Little more need be said. Mr. Calthrop was born in London, and educated at Trinity College, Cambridge. He at one time had thoughts of studying for the law, but ultimately the pulpit became the object of his choice. As a curate he originally laboured at Reading; he moved thence to Brighton, where he was curate to the late Rev. Mr. Elliott, author of a work still known in theological circles – the “Horæ Apocalypticæ.” Six years of his ministerial life were spent at Cheltenham, and thence he removed with his wife and family to what was then a new and untried sphere of labour. The wealth and material prosperity around him seem not to have impaired his devotedness. Very possibly they have opened to him fresh fields of usefulness; for if ever plain preaching was required for rich men, it is in the day in which we live. It is to the credit of Mr. Calthrop that he realizes this fact, and sees in the Gospel he proclaims a message for the richest of the rich as well as for the poorest of the poor.
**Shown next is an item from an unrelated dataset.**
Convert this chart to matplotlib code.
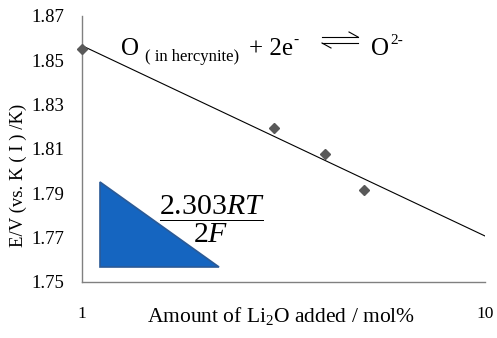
import numpy as np
import matplotlib
matplotlib.use("Agg")
import matplotlib.pyplot as plt
from matplotlib.patches import Polygon
from matplotlib.lines import Line2D

# data
li2o_mol = [1, 3, 4, 5]
potential = [1.855, 1.8195, 1.8078, 1.7915]
y_ticks = [1.75, 1.77, 1.79, 1.81, 1.83, 1.85, 1.87]
x_ticks = [1, 10]

plt.rcParams['font.family'] = ['Liberation Serif', 'DejaVu Serif']
plt.rcParams['mathtext.fontset'] = 'custom'
plt.rcParams['mathtext.rm'] = 'Liberation Serif'
plt.rcParams['mathtext.it'] = 'Liberation Serif:italic'
plt.rcParams['mathtext.bf'] = 'Liberation Serif:bold'

W, H = 497, 338
fig = plt.figure(figsize=(W / 100, H / 100), dpi=100)
ax = fig.add_axes([82 / W, 1 - 282 / H, (485 - 82) / W, (282 - 16) / H])


def px(x, y):
    # pixel position (from top-left) -> figure fraction
    return x / W, 1 - y / H


# log trendline (least squares in log10 x)
slope, icpt = np.polyfit(np.log10(li2o_mol), potential, 1)
xf = np.array([1, 10])
ax.plot(xf, icpt + slope * np.log10(xf), color='black', lw=0.8, zorder=2)
ax.plot(li2o_mol, potential, 'D', color='#595959', ms=5, zorder=3, clip_on=False)

ax.set_xscale('log')
ax.set_xlim(1, 10)
ax.set_ylim(1.75, 1.87)
ax.set_xticks(x_ticks)
ax.set_xticklabels(['1', '10'])
ax.minorticks_off()
ax.set_yticks(y_ticks)
ax.set_yticklabels([f'{v:.2f}' for v in y_ticks])
ax.tick_params(axis='y', length=0, pad=13, labelsize=13.5)
ax.tick_params(axis='x', length=0, pad=17, labelsize=12.5)

for s in ['top', 'right']:
    ax.spines[s].set_visible(False)
for s in ['left', 'bottom']:
    ax.spines[s].set_color('#808080')
    ax.spines[s].set_linewidth(1)

fig.text(*px(281, 316), r'Amount of Li$_2$O added / mol%', fontsize=15.5,
         ha='center', va='center')
fig.text(*px(18, 175), 'E/V (vs. K ( I ) /K)', fontsize=13.5, rotation=90,
         ha='center', va='center')

# reaction text, built from pieces
big = 18
fig.text(*px(121, 55), 'O', fontsize=big, va='baseline')
fig.text(*px(145, 61), '( in hercynite)', fontsize=12, va='baseline')
fig.text(*px(249, 55), '+ 2e', fontsize=big, va='baseline')
fig.text(*px(293, 44), '-', fontsize=11, va='baseline')
fig.text(*px(371, 55), 'O', fontsize=big, va='baseline')
fig.text(*px(390, 44), '2-', fontsize=11, va='baseline')
arrow_kw = dict(color='black', lw=0.8, transform=fig.transFigure)
for xs, ys in [([322, 358], [37, 37]), ([358, 349], [37, 32]),
               ([322, 358], [43, 43]), ([322, 331], [43, 48])]:
    fig.lines.append(Line2D([x / W for x in xs], [1 - y / H for y in ys], **arrow_kw))

# slope triangle and fraction
tri = Polygon([px(100, 182), px(100, 267), px(219, 267)],
              closed=True, transform=fig.transFigure, facecolor='#1565C0',
              edgecolor='#2B5A96', lw=1.2, zorder=1)
fig.patches.append(tri)
fig.text(*px(212, 219), r'$\dfrac{2.303RT}{2F}$', fontsize=21.5,
         ha='center', va='center')

fig.savefig('out.png', dpi=100)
A book might be written about Church Life. I can only say Dr. Temple tells us, that such commands as those in Leviticus as to tattooing, disfiguring the person, or wearing a blue fringe, should be sanctioned by divine authority, is utterly irreconcileable with our present feelings. The Bible is before all things the written voice of the congregation, writes Dr. Rowland Williams. The Pentateuch was not written by Moses. The Psalms do not bear witness to the Messiah. The prophecies are histories. Justification means peace of mind, or sense of the Divine approval. Regeneration is an awakening of the forces of the soul. Reason is the fulfilment of the love of God. The kingdom of God is the revelation of Divine Will in our thoughts and lives. The incarnation is purely spiritual. In London pulpits the preacher best known and most identified with Broad Church theology is Professor Jowett, whose great theme is that eternal punishment is inconsistent with all that we can conceive of the requirements of justice or the character of God. Dean Stanley says no clergyman believes the Athanasian Creed, and treats many parts of the Bible as mythical. Of Father Ignatius and his eccentricities it is needless to speak.

The following statistics will interest many: – “There is a weekly celebration of the Holy Communion at 169 churches, more than one-fourth; daily celebration at 20, nearly one-thirtieth; early morning celebration at 159, one-fourth; evening celebration at 97, nearly one-sixth; afternoon celebration at 5; choral celebration at 63, one-tenth; saints’-day services at 198, nearly one-third; daily service at 132, more than one-fifth; no weekday service at 104, one-sixth; full choral service at 128, more than one-fifth; and partly choral service at 115, nearly one-fifth; giving a proportion of nearly half where the psalms are chanted; surpliced choirs at 137, more than one-fifth; paid choirs at 88, nearly one-seventh; voluntary choirs at 231, more than one-third. Gregorian tones are used exclusively for chanting at 46, one-fourteenth. The weekly offertory is the rule at 128, nearly one-fifth. There are free but appropriated seats at 141, nearly one-fourth; free and open seats at 65, more than one-tenth. The Eucharistic vestments are worn at 20, being one church in every 31; incense is used at 7, one-nineteenth; the surplice is worn in the pulpit at 83, more than one-eighth; and 26 churches are open daily for private prayer.”

Dr. Sherlock, afterwards Bishop of Bangor, in his “Test Act Vindicated,” published in the year 1718, tells us that in the year 1676, upon a calculation that was made, the Nonconformists of all sorts, including Papists as well as others, were found to be in proportion to the members of the Church of England as one to twenty. That this is not the case now shows how the Church of England has misused her opportunities, or else that her claims have been rejected by the nation at large.